» Material:
* begin *

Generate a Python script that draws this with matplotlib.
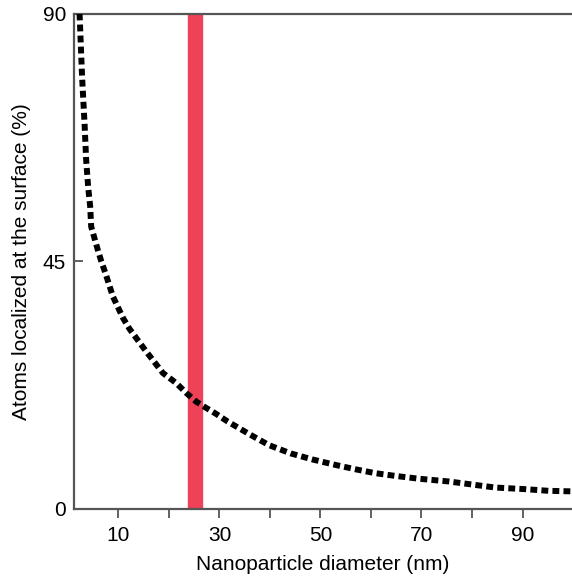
import matplotlib.pyplot as plt

plt.rcParams["font.family"] = ["Liberation Sans", "DejaVu Sans"]

# values
diameter = [2.3, 2.8, 3.3, 3.6, 4.0, 4.4, 4.6, 5.25, 5.9, 6.6, 7.4, 8.9, 10.9, 12.2,
            15.5, 18.8, 21.4, 23.4, 25.4, 27.3, 29.3, 31.6, 35.9, 39.8, 44.1, 48.4,
            53.0, 57.0, 60.9, 64.9, 69.5, 75.4, 80.4, 84.6, 90.6, 95.2, 100.0]
surface_pct = [90, 78.5, 69.8, 63.5, 58.5, 55.0, 51.3, 49.2, 47.1, 45.0, 42.9, 38.6, 34.7,
               32.7, 28.6, 24.7, 22.9, 21.1, 19.5, 18.4, 17.3, 15.9, 13.6, 11.6, 10.1,
               9.0, 8.0, 7.2, 6.5, 6.0, 5.5, 5.0, 4.4, 3.9, 3.6, 3.3, 3.2]
band = (23.8, 26.6)
major_x = [10, 30, 50, 70, 90]
minor_x = [20, 40, 60, 80]
yticks = [0, 45, 90]

fig = plt.figure(figsize=(5.72, 5.77), dpi=100)
ax = fig.add_axes([74 / 572, 1 - 509 / 577, 1 - 74 / 572, (509 - 13.5) / 577])

ax.axvspan(band[0], band[1], color="#ED4257", zorder=1)
ax.plot(diameter, surface_pct, color="black", lw=4.3,
        linestyle=(0, (1.15, 0.7)), dash_capstyle="butt", zorder=3)

ax.set_xlim(1.2, 99.8)
ax.set_ylim(0, 90)

ax.set_xticks(major_x)
ax.set_xticks(minor_x, minor=True)
ax.set_yticks(yticks)

ax.tick_params(axis="x", which="both", direction="out", length=6.5, width=1.3,
               color="#555555", labelsize=15, pad=6)
ax.tick_params(axis="y", direction="in", length=6.5, width=1.3,
               color="#555555", labelsize=15, pad=5.8)

for side in ["left", "bottom", "top"]:
    ax.spines[side].set_color("#555555")
    ax.spines[side].set_linewidth(1.6)
ax.spines["right"].set_visible(False)

ax.set_xlabel("Nanoparticle diameter (nm)", fontsize=15, labelpad=7)
ax.set_ylabel("Atoms localized at the surface (%)", fontsize=15, labelpad=8)

fig.savefig("out.png", dpi=100)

* end *

» Problem description:
Print the complete listing exactly, apart from any pictures.

» Answer to this problem:
Generate a Python script that draws this with matplotlib.
import matplotlib.pyplot as plt

plt.rcParams["font.family"] = ["Liberation Sans", "DejaVu Sans"]

# values
diameter = [2.3, 2.8, 3.3, 3.6, 4.0, 4.4, 4.6, 5.25, 5.9, 6.6, 7.4, 8.9, 10.9, 12.2,
            15.5, 18.8, 21.4, 23.4, 25.4, 27.3, 29.3, 31.6, 35.9, 39.8, 44.1, 48.4,
            53.0, 57.0, 60.9, 64.9, 69.5, 75.4, 80.4, 84.6, 90.6, 95.2, 100.0]
surface_pct = [90, 78.5, 69.8, 63.5, 58.5, 55.0, 51.3, 49.2, 47.1, 45.0, 42.9, 38.6, 34.7,
               32.7, 28.6, 24.7, 22.9, 21.1, 19.5, 18.4, 17.3, 15.9, 13.6, 11.6, 10.1,
               9.0, 8.0, 7.2, 6.5, 6.0, 5.5, 5.0, 4.4, 3.9, 3.6, 3.3, 3.2]
band = (23.8, 26.6)
major_x = [10, 30, 50, 70, 90]
minor_x = [20, 40, 60, 80]
yticks = [0, 45, 90]

fig = plt.figure(figsize=(5.72, 5.77), dpi=100)
ax = fig.add_axes([74 / 572, 1 - 509 / 577, 1 - 74 / 572, (509 - 13.5) / 577])

ax.axvspan(band[0], band[1], color="#ED4257", zorder=1)
ax.plot(diameter, surface_pct, color="black", lw=4.3,
        linestyle=(0, (1.15, 0.7)), dash_capstyle="butt", zorder=3)

ax.set_xlim(1.2, 99.8)
ax.set_ylim(0, 90)

ax.set_xticks(major_x)
ax.set_xticks(minor_x, minor=True)
ax.set_yticks(yticks)

ax.tick_params(axis="x", which="both", direction="out", length=6.5, width=1.3,
               color="#555555", labelsize=15, pad=6)
ax.tick_params(axis="y", direction="in", length=6.5, width=1.3,
               color="#555555", labelsize=15, pad=5.8)

for side in ["left", "bottom", "top"]:
    ax.spines[side].set_color("#555555")
    ax.spines[side].set_linewidth(1.6)
ax.spines["right"].set_visible(False)

ax.set_xlabel("Nanoparticle diameter (nm)", fontsize=15, labelpad=7)
ax.set_ylabel("Atoms localized at the surface (%)", fontsize=15, labelpad=8)

fig.savefig("out.png", dpi=100)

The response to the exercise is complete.